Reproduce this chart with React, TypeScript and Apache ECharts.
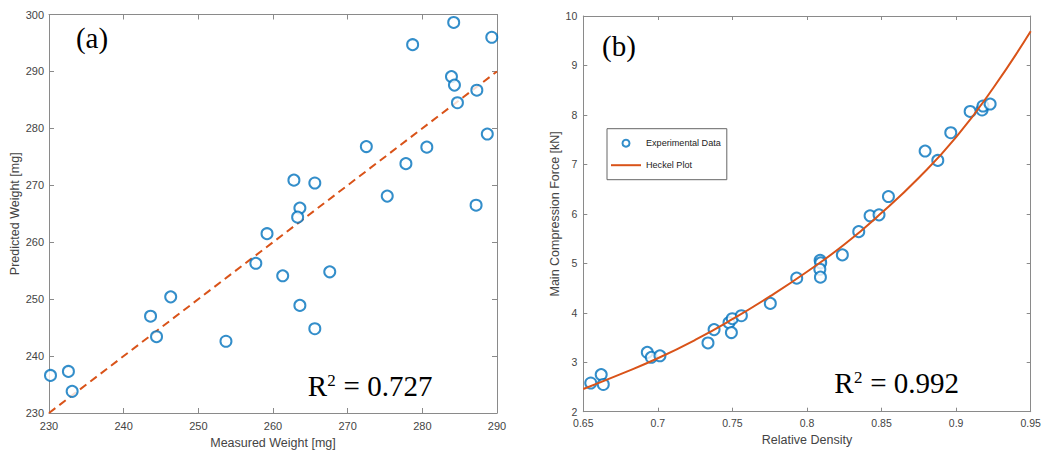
import React, { useEffect, useRef } from "react";
import * as echarts from "echarts";

// Panel (a): measured vs predicted weight [mg]
const aMeasured = [230.2, 232.6, 233.1, 243.6, 244.4, 246.3, 253.7, 257.7, 259.2, 261.3, 263.6, 265.6, 267.6, 262.8, 263.6, 263.3, 265.6, 272.5, 275.3, 277.8, 278.7, 280.6, 284.2, 283.9, 284.3, 284.7, 287.3, 287.2, 288.7, 289.3];
const aPredicted = [236.6, 237.3, 233.8, 247.0, 243.4, 250.4, 242.6, 256.3, 261.5, 254.1, 248.9, 244.8, 254.8, 270.9, 266.0, 264.4, 270.4, 276.8, 268.1, 273.8, 294.7, 276.7, 298.6, 289.1, 287.6, 284.5, 286.7, 266.5, 279.0, 296.0];
const aIdentityX = [230, 290];
const aIdentityY = [230, 290];

// Panel (b): relative density vs main compression force [kN]
const bDensity = [0.655, 0.662, 0.6634, 0.6929, 0.6956, 0.7014, 0.7336, 0.7377, 0.7477, 0.7499, 0.7493, 0.756, 0.7754, 0.7931, 0.8088, 0.8092, 0.8086, 0.809, 0.8237, 0.8347, 0.8423, 0.8483, 0.8546, 0.8792, 0.8877, 0.8964, 0.9094, 0.9174, 0.918, 0.9228];
const bForce = [2.58, 2.75, 2.55, 3.2, 3.1, 3.13, 3.39, 3.66, 3.8, 3.88, 3.6, 3.94, 4.19, 4.7, 5.06, 5.01, 4.88, 4.72, 5.17, 5.64, 5.96, 5.98, 6.35, 7.27, 7.08, 7.64, 8.07, 8.1, 8.18, 8.22];
const heckelDensity = [0.65, 0.675, 0.7, 0.725, 0.75, 0.775, 0.8, 0.825, 0.85, 0.875, 0.9, 0.925, 0.95];
const heckelForce = [2.46, 2.76, 3.08, 3.45, 3.87, 4.33, 4.83, 5.38, 6.02, 6.73, 7.55, 8.55, 9.69];

const aXRange = [230, 290, 10];
const aYRange = [230, 300, 10];
const bXRange = [0.65, 0.95, 0.05];
const bYRange = [2, 10, 1];

const BLUE = "#0072BD";
const ORANGE = "#D95319";
const AXIS = "#8a8a8a";
const LABEL = "#444444";
const SANS = "'Liberation Sans', Arial, sans-serif";
const SERIF = "'Liberation Serif', 'Times New Roman', serif";

function makeAxis(grid: number, range: number[], pos: string, showLabels: boolean, name: string, nameGap: number, tickLen: number, fontSize: number, margin: number) {
  return {
    type: "value",
    gridIndex: grid,
    position: pos,
    min: range[0],
    max: range[1],
    interval: range[2],
    name: showLabels ? name : "",
    nameLocation: "middle",
    nameGap,
    nameTextStyle: { fontFamily: SANS, fontSize: 12.5, color: LABEL },
    axisLine: { show: true, onZero: false, lineStyle: { color: AXIS, width: 1 } },
    axisTick: { show: true, inside: true, length: tickLen, lineStyle: { color: AXIS } },
    axisLabel: { show: showLabels, fontFamily: SANS, fontSize, color: LABEL, margin },
    splitLine: { show: false },
  };
}

function rSquared(x: number, y: number, value: string) {
  return {
    type: "group",
    children: [
      { type: "text", x, y, style: { text: "R", font: `29px ${SERIF}`, fill: "#000", align: "left", verticalAlign: "middle" } },
      { type: "text", x: x + 19.6, y: y - 5.2, style: { text: "2", font: `17px ${SERIF}`, fill: "#000", align: "left", verticalAlign: "middle" } },
      { type: "text", x: x + 28.6, y, style: { text: ` = ${value}`, font: `29px ${SERIF}`, fill: "#000", align: "left", verticalAlign: "middle" } },
    ],
  };
}

export default function App() {
  const ref = useRef<HTMLDivElement>(null);
  useEffect(() => {
    document.body.style.margin = "0";
    if (!ref.current) return;
    const chart = echarts.init(ref.current, undefined, { renderer: "svg" });
    const scatterA = aMeasured.map((x, i) => [x, aPredicted[i]]);
    const lineA = aIdentityX.map((x, i) => [x, aIdentityY[i]]);
    const scatterB = bDensity.map((x, i) => [x, bForce[i]]);
    const lineB = heckelDensity.map((x, i) => [x, heckelForce[i]]);
    chart.setOption({
      animation: false,
      backgroundColor: "#ffffff",
      grid: [
        { left: 49, top: 14.5, width: 448, height: 398.5 },
        { left: 583.3, top: 16, width: 447.4, height: 395.7 },
      ],
      xAxis: [
        makeAxis(0, aXRange, "bottom", true, "Measured Weight [mg]", 23, 5, 11, 7),
        makeAxis(0, aXRange, "top", false, "", 0, 5, 11, 7),
        makeAxis(1, bXRange, "bottom", true, "Relative Density", 21, 4, 10.5, 6),
        makeAxis(1, bXRange, "top", false, "", 0, 4, 10.5, 6),
      ],
      yAxis: [
        makeAxis(0, aYRange, "left", true, "Predicted Weight [mg]", 26, 5, 11, 5),
        makeAxis(0, aYRange, "right", false, "", 0, 5, 11, 5),
        makeAxis(1, bYRange, "left", true, "Main Compression Force [kN]", 21, 4, 10.5, 6),
        makeAxis(1, bYRange, "right", false, "", 0, 4, 10.5, 6),
      ],
      legend: {
        left: 607,
        top: 128.7,
        orient: "vertical",
        backgroundColor: "#ffffff",
        borderColor: "#666666",
        borderWidth: 1,
        borderRadius: 0,
        padding: [10, 6, 10, 4],
        itemGap: 13,
        itemWidth: 30,
        itemHeight: 7,
        textStyle: { fontFamily: SANS, fontSize: 9.1, color: "#222222" },
        data: [
          { name: "Experimental Data", icon: "emptyCircle", itemStyle: { borderWidth: 2.2 } },
          { name: "Heckel Plot", icon: "path://M0,0 L30,0 L30,2 L0,2 Z", itemStyle: { color: ORANGE, borderWidth: 0 } },
        ],
      },
      series: [
        {
          name: "Identity",
          type: "line",
          xAxisIndex: 0,
          yAxisIndex: 0,
          data: lineA,
          symbol: "none",
          lineStyle: { color: ORANGE, width: 2, type: [8, 5] },
          z: 2,
        },
        {
          name: "Predictions",
          type: "scatter",
          xAxisIndex: 0,
          yAxisIndex: 0,
          data: scatterA,
          symbol: "emptyCircle",
          symbolSize: 11,
          itemStyle: { color: BLUE, borderColor: BLUE, borderWidth: 2.2 },
          z: 3,
        },
        {
          name: "Heckel Plot",
          type: "line",
          xAxisIndex: 2,
          yAxisIndex: 2,
          data: lineB,
          smooth: true,
          symbol: "none",
          showSymbol: false,
          color: ORANGE,
          lineStyle: { color: ORANGE, width: 2 },
          z: 3,
        },
        {
          name: "Experimental Data",
          type: "scatter",
          xAxisIndex: 2,
          yAxisIndex: 2,
          data: scatterB,
          symbol: "emptyCircle",
          symbolSize: 11,
          itemStyle: { color: BLUE, borderColor: BLUE, borderWidth: 2.2 },
          z: 2,
        },
      ],
      graphic: [
        { type: "text", x: 92, y: 37.5, style: { text: "(a)", font: `29px ${SERIF}`, fill: "#000", align: "center", verticalAlign: "middle" } },
        { type: "text", x: 619, y: 45.5, style: { text: "(b)", font: `29px ${SERIF}`, fill: "#000", align: "center", verticalAlign: "middle" } },
        rSquared(307.7, 385.5, "0.727"),
        rSquared(834.3, 382.8, "0.992"),
      ],
    });
    return () => chart.dispose();
  }, []);
  return <div ref={ref} style={{ width: 1050, height: 459 }} />;
}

■ **Exercise requirements**: Write out, word for word, the lines from the start of the data through the one holding "Serif', 'Times New". Omit pictures.

■ **Answer to the problem**:
Reproduce this chart with React, TypeScript and Apache ECharts.
import React, { useEffect, useRef } from "react";
import * as echarts from "echarts";

// Panel (a): measured vs predicted weight [mg]
const aMeasured = [230.2, 232.6, 233.1, 243.6, 244.4, 246.3, 253.7, 257.7, 259.2, 261.3, 263.6, 265.6, 267.6, 262.8, 263.6, 263.3, 265.6, 272.5, 275.3, 277.8, 278.7, 280.6, 284.2, 283.9, 284.3, 284.7, 287.3, 287.2, 288.7, 289.3];
const aPredicted = [236.6, 237.3, 233.8, 247.0, 243.4, 250.4, 242.6, 256.3, 261.5, 254.1, 248.9, 244.8, 254.8, 270.9, 266.0, 264.4, 270.4, 276.8, 268.1, 273.8, 294.7, 276.7, 298.6, 289.1, 287.6, 284.5, 286.7, 266.5, 279.0, 296.0];
const aIdentityX = [230, 290];
const aIdentityY = [230, 290];

// Panel (b): relative density vs main compression force [kN]
const bDensity = [0.655, 0.662, 0.6634, 0.6929, 0.6956, 0.7014, 0.7336, 0.7377, 0.7477, 0.7499, 0.7493, 0.756, 0.7754, 0.7931, 0.8088, 0.8092, 0.8086, 0.809, 0.8237, 0.8347, 0.8423, 0.8483, 0.8546, 0.8792, 0.8877, 0.8964, 0.9094, 0.9174, 0.918, 0.9228];
const bForce = [2.58, 2.75, 2.55, 3.2, 3.1, 3.13, 3.39, 3.66, 3.8, 3.88, 3.6, 3.94, 4.19, 4.7, 5.06, 5.01, 4.88, 4.72, 5.17, 5.64, 5.96, 5.98, 6.35, 7.27, 7.08, 7.64, 8.07, 8.1, 8.18, 8.22];
const heckelDensity = [0.65, 0.675, 0.7, 0.725, 0.75, 0.775, 0.8, 0.825, 0.85, 0.875, 0.9, 0.925, 0.95];
const heckelForce = [2.46, 2.76, 3.08, 3.45, 3.87, 4.33, 4.83, 5.38, 6.02, 6.73, 7.55, 8.55, 9.69];

const aXRange = [230, 290, 10];
const aYRange = [230, 300, 10];
const bXRange = [0.65, 0.95, 0.05];
const bYRange = [2, 10, 1];

const BLUE = "#0072BD";
const ORANGE = "#D95319";
const AXIS = "#8a8a8a";
const LABEL = "#444444";
const SANS = "'Liberation Sans', Arial, sans-serif";
const SERIF = "'Liberation Serif', 'Times New Roman', serif";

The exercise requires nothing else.